Sample results from the POPGRID Viewer.

Applying a Fit-for-Purpose Approach

As timely new data sources, EO-derived products can provide inputs needed for a range of SDG indicators. Yet, the use of each product can produce very different assessments of the world’s performance on the SDGs. Leyk et al. provide the knowledge base needed to make informed decisions about the appropriateness of the gridded population data products related to the application of interest. TReNDS’ Leaving No One Off the Map report also outlines several questions for consideration when selecting a data product, including:

Time Scale: Is the product based on nighttime population (where people live), daytime population (where people work), or ambient population (where people are likely to be throughout the day)? For example, LandScan USA is one of the products which estimates are an average of daytime and nighttime population count.

Modeling Approach: What is the resolution of the dataset? How does the dataset define what constitutes a built-up area or how populations are allocated to built-up areas? What other inputs were included? 

Demographics: Does the user need demographic information for their application of interest? Does the data product provide disaggregated information on age and sex? For example, some products, including  GPWv4 and WorldPop, provide demographic data (age and sex) at different resolutions. 

Cross-Country Analysis: Is the user conducting analysis across countries?
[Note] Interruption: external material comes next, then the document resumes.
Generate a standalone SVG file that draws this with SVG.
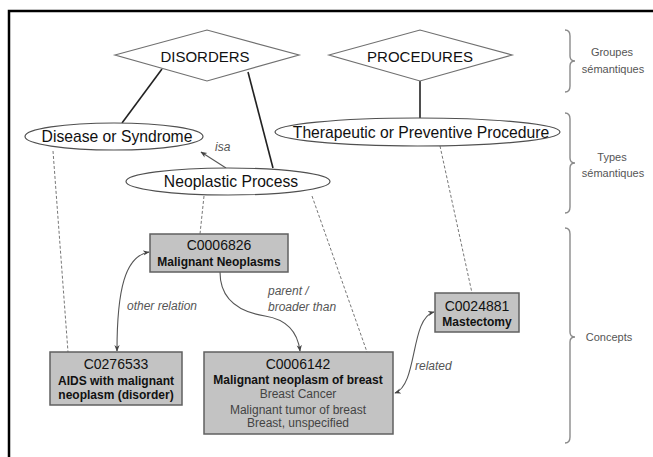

Datasets adjusted to a globally consistent set of population estimates, such as the UN World Population Prospects’ estimates might be a better fit for cross-country analysis. 

Comparison Across Time: Does the user need to compare population estimates across different time periods? Some data providers, such as WPE, use different methods every year, and users should be aware of this if they are looking for a product that could be used in a consistent time series.
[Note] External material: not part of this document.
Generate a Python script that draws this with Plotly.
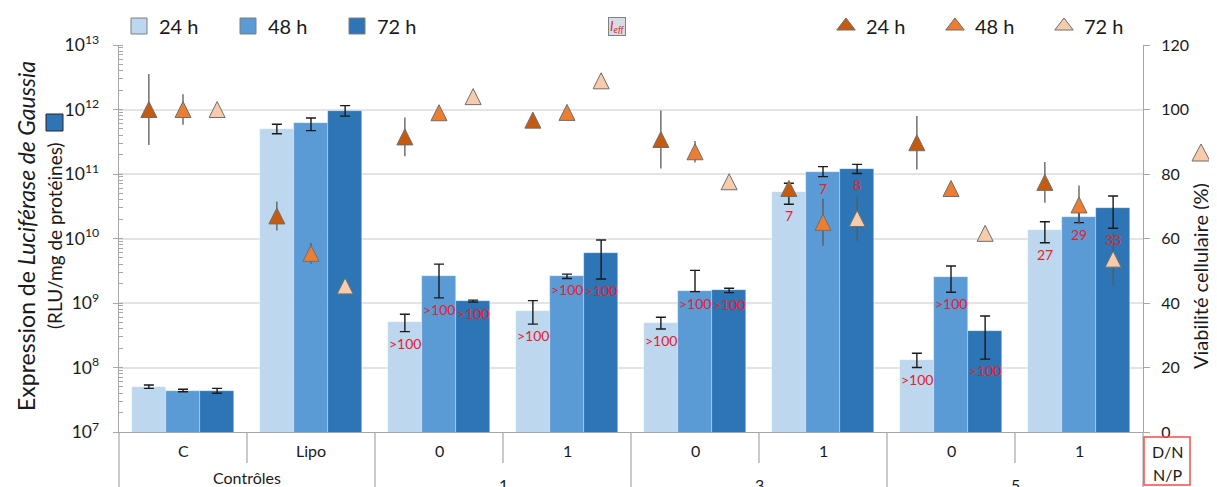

Urban and Rural Estimates: Is the application of interest in an urban or rural area? Users may want to consider the resolution of the dataset and the relevant variables included in the product.

Environmental Factors: What are some of the environmental factors that the dataset takes into consideration? Does it assume that no one lives on a water body or protected area?

Covariates: Is the user trying to understand the relationship between population density and another factor? If so, selecting a product that does not include that factor as a covariate may be beneficial, as the dataset will include the preexisting assumption of how that factor affects population distribution.

Read our POPGRID StoryMap to learn more about the methods used for gridded population datasets

The Way Forward 

A number of initiatives have begun to share real-world applications of EO and remote sensing data for the SDGs, which is helping to encourage fit-for-purpose approaches. EO4SDGs recently launched the EO Toolkit for Sustainable Cities and Human Settlements, which highlights use cases on how EO-derived data are selected and used to address specific urban challenges across different geographies and timeframes. Additionally, our upcoming AGU 2021 session will address fitness-for-use guidelines concerning georeferenced population and infrastructure data for humanitarian response and disaster risk management.

How we approach the framework of fit-for-purpose data and monitoring systems will determine the outcome of the Global Goals, and as new products and technologies offer us more information about the state of sustainable development, we must ensure that the necessary tools and resources are also made available to empower policymakers, researchers, and citizens to ask the right questions to produce more sustainable and equitable solutions.